Una de las más hermosas contribuciones que he recibido para esta columna, es la historia de una niña que llegó a su casa muy tarde para la cena.
Su padre, nervioso, la increpó y le pidió explicaciones sobre su tardanza, mientras su madre intentaba calmarle.
La niña respondió que se había demorado porque estaba ayudando a su amiguita Luisa, a quien se le rompió su bicicleta en una caída.
“¿Y desde cuándo sabes tú arreglar bicicletas?”, le preguntó el papá.
“¡Yo no sé arreglar bicicletas!”, dijo la niña; “yo solo estaba ayudándola a llorar”.
Ahí termina el cuento. Pero ahora comienza la reflexión: sufrir la pérdida de ciertas cosas es inherente a la vida del ser humano.

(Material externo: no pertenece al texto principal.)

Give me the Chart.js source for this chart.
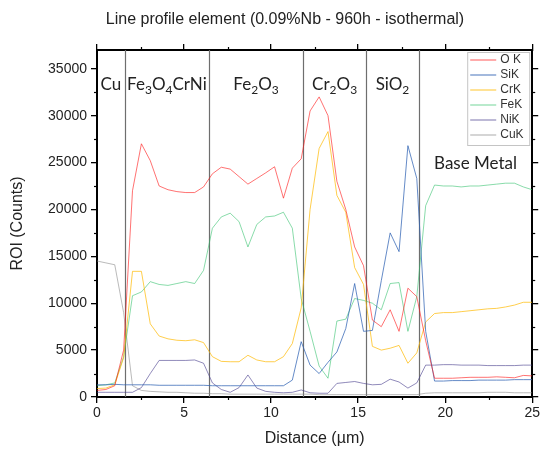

Muchas veces las cosas que perdemos o que se rompen en nuestra vida son irreemplazables y no podemos repararlas. Y mucho menos esperamos que otros lo hagan por nosotros.
Pero la gente que nos quiere puede ayudarnos a soportar mejor las consecuencias de las pérdidas. Una palabra afectuosa, un consejo, una frase de aliento o alguien que llore con nosotros nuestra pena, pueden mitigar sustancialmente el dolor.
Y lo importante es que no se trate de un compadecimiento, sino que se sufra de veras un poco, junto a nosotros, nuestra pena.
Seguramente quien haga esto estará en nuestro corazón coronado con el título más importante que una persona puede recibir: el ser considerado un amigo de verdad.